No limite, o presidente Biden poderia fazer uso da 14ª Emenda Constitucional, que basicamente diz que a dívida pública americana é “sagrada”. Logo, não pode ser questionada. Obviamente, que seria uma decisão unilateral que provavelmente geraria inúmeras contestações judiciais e uma maior polarização política.

Controle fiscal

A questão maior que se coloca aqui é a necessidade de controles fiscais que tornem tal dívida administrável. Esse é o cerne do embate atual. Ou seja, assegurar que, ainda que se aumente o teto, haja a manutenção do controle e responsabilidade fiscal.

O importante nesta discussão é atentar que o endividamento americano como proporção do PIB veio aumentando ao longo de anos, e que o embate sobre o controle de gastos é pertinente.

O que pode acontecer caso na se chegue a um acordo?

Caso não se chegue a um acordo sobre o teto de dívida, o governo federal não poderá aumentar mais sua dívida. Sendo assim, o Tesouro pode usar medidas extraordinárias autorizadas pelo Congresso para administrar as finanças do governo federal. Essas medidas podem incluir a paralisação de serviços prestados pelo governo, bem como interromper o pagamento de juros da dívida.

Se o Departamento do Tesouro não for capaz de realizar novas emissões para “rolar” sua dívida, os EUA podem deixar de pagar seus empréstimos e sua classificação de crédito tenderia a ser rebaixada.

Isso aconteceu em 2011, quando os republicanos no Congresso exigiram reduções do déficit para aprovar um aumento no teto da dívida e o impasse fez com que os EUA perdessem seu triplo A com a Standard & Poor’s, rebaixando a classificação dos títulos de dívida americano – uma classificação mantida por mais de 70 anos.

E o mercado?

É sempre muito difícil estimar movimentos de curto prazo do mercado. Na bolsa americana, tomando como proxy o ano de 2011, vimos que o ruído acerca da questão do endividamento nos EUA gerou certo estresse no mercado no curto prazo – tal qual temos visto atualmente com a recente apreciação do CDS (Credit Default Swap, derivativo de crédito que oferece ao comprador proteção contra inadimplência e outros riscos). O índice S&P500 chegou a ter uma queda de 17% durante o período, ainda que recuperando as perdas ao longo do ano.

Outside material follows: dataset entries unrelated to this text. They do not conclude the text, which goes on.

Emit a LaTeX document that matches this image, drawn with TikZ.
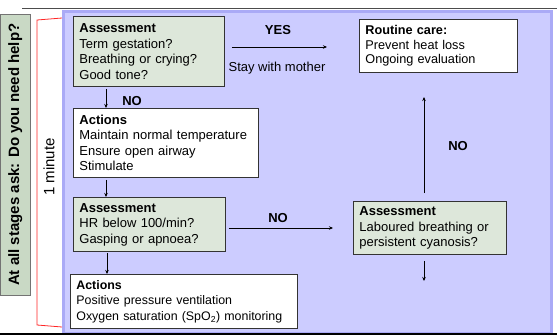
\documentclass[tikz,border=0pt]{standalone}
\usepackage{fontspec}
\setmainfont{Liberation Sans}
\usetikzlibrary{calc,arrows.meta}
\definecolor{panelblue}{HTML}{CCCCFF}
\definecolor{panelrim}{HTML}{AAAAF6}
\definecolor{assessgreen}{HTML}{DDE7DA}
\definecolor{sidegreen}{HTML}{C9D9C5}

\begin{document}
\begin{tikzpicture}[x=1pt,y=-1pt,
	every node/.style={font=\fontsize{13}{15.5}\selectfont},
	stepbox/.style={draw=black!80,line width=0.8pt,anchor=north west,align=left,inner xsep=6pt,inner ysep=3pt},
	assess/.style={stepbox,fill=assessgreen},
	action/.style={stepbox,fill=white},
	arr/.style={-{Stealth[length=4pt,width=3.5pt]},line width=0.7pt},
	lbl/.style={font=\fontsize{13}{15}\selectfont\bfseries}]
\useasboundingbox (0,0) rectangle (557,335);

% frame
\draw[black!70,line width=1pt] (22,8) -- (557,8);
\draw[draw=panelrim,fill=panelblue,line width=3pt] (63.5,11.5) rectangle (551.5,333);
\draw[black,line width=2.5pt] (0,334) -- (557,334);

% left side
\node[draw=black!55,fill=sidegreen,minimum width=30pt,minimum height=281pt,anchor=north west,inner sep=0pt] (ask) at (0,14) {};
\node[rotate=90,font=\fontsize{15}{17}\selectfont\bfseries] (asktext) at (ask.center) {At all stages ask: Do you need help?};
\draw[red!85,line width=0.8pt] (62,18) -- (37,20) -- (37,325) -- (62,327);
\node[rotate=90,font=\fontsize{15}{17}\selectfont] (minute) at (49,167) {1 minute};

% boxes
\node[assess,minimum width=151pt,minimum height=70pt,text width=139pt] (a1) at (73,16)
	{\textbf{Assessment}\\Term gestation?\\Breathing or crying?\\Good tone?};
\node[action,minimum width=185pt,minimum height=69pt,text width=173pt] (ac1) at (73,108)
	{\textbf{Actions}\\Maintain normal temperature\\Ensure open airway\\Stimulate};
\node[assess,minimum width=152pt,minimum height=54pt,text width=140pt] (a2) at (73,197)
	{\textbf{Assessment}\\HR below 100/min?\\Gasping or apnoea?};
\node[action,minimum width=227pt,minimum height=54pt,text width=215pt,font=\fontsize{12.4}{15.5}\selectfont] (ac2) at (70,274)
	{\textbf{Actions}\\Positive pressure ventilation\\Oxygen saturation (SpO\textsubscript{2}) monitoring};
\node[action,minimum width=158pt,minimum height=53pt,text width=146pt,font=\fontsize{12.7}{14.8}\selectfont] (care) at (359,19)
	{\textbf{Routine care:}\\Prevent heat loss\\Ongoing evaluation};
\node[assess,minimum width=153pt,minimum height=53pt,text width=141pt] (a3) at (353,201)
	{\textbf{Assessment}\\Laboured breathing or\\persistent cyanosis?};

% free arrow ends
\coordinate (yesend) at (327,47);
\coordinate (noend) at (333,228);
\coordinate (upend) at (424,97);
\coordinate (downend) at (424,281);

% connectors
\draw[arr] ([xshift=33pt,yshift=-2pt]a1.south west) -- ([xshift=33pt]a1.south west |- ac1.north);
\draw[arr] ([xshift=33pt,yshift=-2pt]ac1.south west) -- ([xshift=33pt]ac1.south west |- a2.north);
\draw[arr] ([xshift=34pt,yshift=-1pt]a2.south west) -- ([xshift=37pt]ac2.north west);
\draw[arr] ([xshift=7pt]a1.east |- yesend) -- (yesend);
\draw[arr] ([xshift=3pt]a2.east |- noend) -- (noend);
\draw[arr] ([yshift=8pt]a3.north -| upend) -- (upend);
\draw[arr] ([yshift=-6pt]a3.south -| downend) -- (downend);

% labels
\node[lbl] (yes) at (278,30) {YES};
\node (stay) at (277,68) {Stay with mother};
\node[lbl] (no1) at (132,101) {NO};
\node[lbl] (no2) at (278,218) {NO};
\node[lbl] (no3) at (458,146) {NO};
\end{tikzpicture}
\end{document}
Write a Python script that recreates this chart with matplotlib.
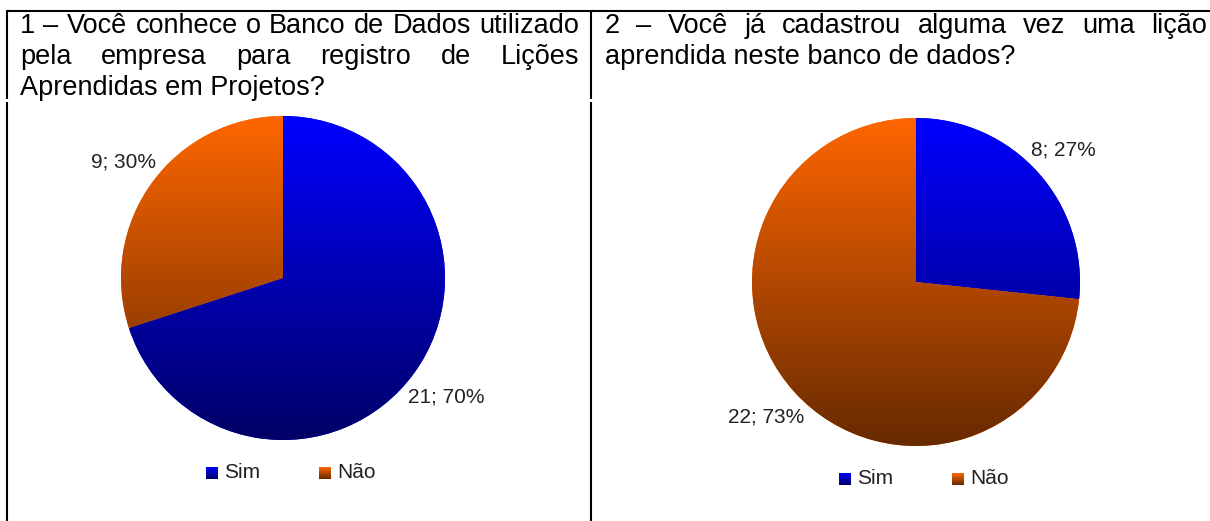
import matplotlib
matplotlib.use("Agg")
import matplotlib.pyplot as plt
import numpy as np
from matplotlib.colors import LinearSegmentedColormap

plt.rcParams['font.family'] = ['Liberation Sans', 'DejaVu Sans']

W, H = 1210, 521

# dados
categories = ['Sim', 'Não']
q1_values = [21, 9]
q2_values = [8, 22]

q1_lines = ['1 – Você conhece o Banco de Dados utilizado',
            'pela empresa para registro de Lições',
            'Aprendidas em Projetos?']
q2_lines = ['2 – Você já cadastrou alguma vez uma lição',
            'aprendida neste banco de dados?']

TOP = {'Sim': '#0000ff', 'Não': '#ff6600'}
BOTTOM = {'Sim': '#000066', 'Não': '#662a00'}
LABEL_COLOR = '#222222'

fig = plt.figure(figsize=(W / 100, H / 100), dpi=100)
ax = fig.add_axes([0, 0, 1, 1])
renderer = fig.canvas.get_renderer()


def gradient(cat, extent, clip=None):
    cmap = LinearSegmentedColormap.from_list(cat, [BOTTOM[cat], TOP[cat]])
    grad = np.linspace(0, 1, 256).reshape(-1, 1)
    im = ax.imshow(grad, cmap=cmap, origin='lower', extent=extent,
                   aspect='auto', interpolation='bilinear', zorder=2)
    if clip is not None:
        im.set_clip_path(clip)


def header(lines, x0, x1, y0, step, size=19.5):
    """Texto justificado, como na tabela original."""
    for i, line in enumerate(lines):
        y = H - (y0 + i * step)
        words = line.split(' ')
        if i == len(lines) - 1:
            ax.text(x0, y, line, fontsize=size, va='baseline', ha='left')
            continue
        texts = [ax.text(0, y, w, fontsize=size, va='baseline', ha='left')
                 for w in words]
        widths = [t.get_window_extent(renderer).width for t in texts]
        gap = (x1 - x0 - sum(widths)) / (len(words) - 1)
        x = x0
        for t, w in zip(texts, widths):
            t.set_x(x)
            x += w + gap


def pie(values, cx, cy, r):
    cy = H - cy
    wedges, _ = ax.pie(values, startangle=90, counterclock=False,
                       center=(cx, cy), radius=r,
                       colors=[TOP[c] for c in categories],
                       wedgeprops=dict(linewidth=0))
    total = sum(values)
    for w, cat, v in zip(wedges, categories, values):
        gradient(cat, [cx - r, cx + r, cy - r, cy + r], clip=w)
        ang = np.deg2rad((w.theta1 + w.theta2) / 2)
        t = ax.text(cx, cy, f'{v}; {round(100 * v / total)}%', fontsize=15,
                    color=LABEL_COLOR, ha='center', va='center')
        bb = t.get_window_extent(renderer)
        d = r * 1.02 + abs(np.cos(ang)) * bb.width / 2 + abs(np.sin(ang)) * bb.height / 2
        t.set_position((cx + d * np.cos(ang), cy + d * np.sin(ang)))

    # legenda
    ly = cy - r - 33
    lx = cx - 77
    s = 12
    for i, cat in enumerate(categories):
        x = lx + i * 113
        gradient(cat, [x, x + s, ly - s / 2, ly + s / 2])
        ax.text(x + s + 6, ly, cat, fontsize=15, color=LABEL_COLOR,
                ha='left', va='center')


pie(q1_values, 283, 278, 162)
pie(q2_values, 916, 282, 164)

header(q1_lines, 20, 579, 33, 31)
header(q2_lines, 605, 1207, 33, 31)

# bordas da tabela
lw = 1.5
ax.plot([6, W], [H - 11, H - 11], color='black', lw=lw, solid_capstyle='butt')
for x in (7, 591):
    ax.plot([x, x], [H - 11, H - 99], color='black', lw=lw, solid_capstyle='butt')
    ax.plot([x, x], [H - 102, 0], color='black', lw=lw, solid_capstyle='butt')

ax.set_xlim(0, W)
ax.set_ylim(0, H)
ax.set_aspect('auto')
ax.axis('off')

fig.savefig('out.png', dpi=100)
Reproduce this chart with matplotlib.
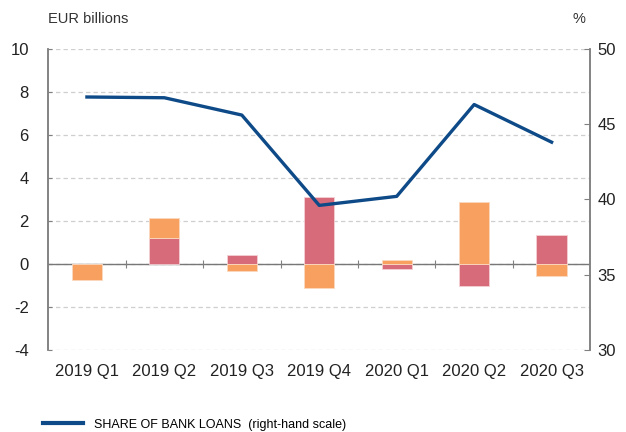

Já no caso dos Treasuries, os títulos do Tesouro americano, vimos as taxas cedendo. Ainda que possa parecer contraditório, o clima de aversão a risco e incerteza catalisou a demanda pelos títulos de dívida americanos, gerando a queda nos rendimentos e refletindo um movimento de busca por ativos considerados seguros.

Conclusão

A questão do limite de endividamento americano não é algo novo e tem sido presente nos últimos anos nas esferas econômica, política e de mercado.

Trata-se essencialmente de um problema político e não econômico, à medida que não houve redução de demanda por títulos de dívida do Governo americano e sim um impasse frente ao limite da capacidade do Governo em expandir seu endividamento.

Não há como prever um desfecho, mas considerando os efeitos e olhando o histórico, acredito ser razoável supor que haverá uma solução para tal impasse sem que cheguemos a consequências mais catastróficas. No limite, existe a possibilidade do presidente Biden usar a 14ª Emenda Constitucional.

Ainda assim, até que cheguemos a um desfecho penso que a volatilidade e incerteza tendem a seguir impactando os mercados. E, portanto, impactando você, investidor.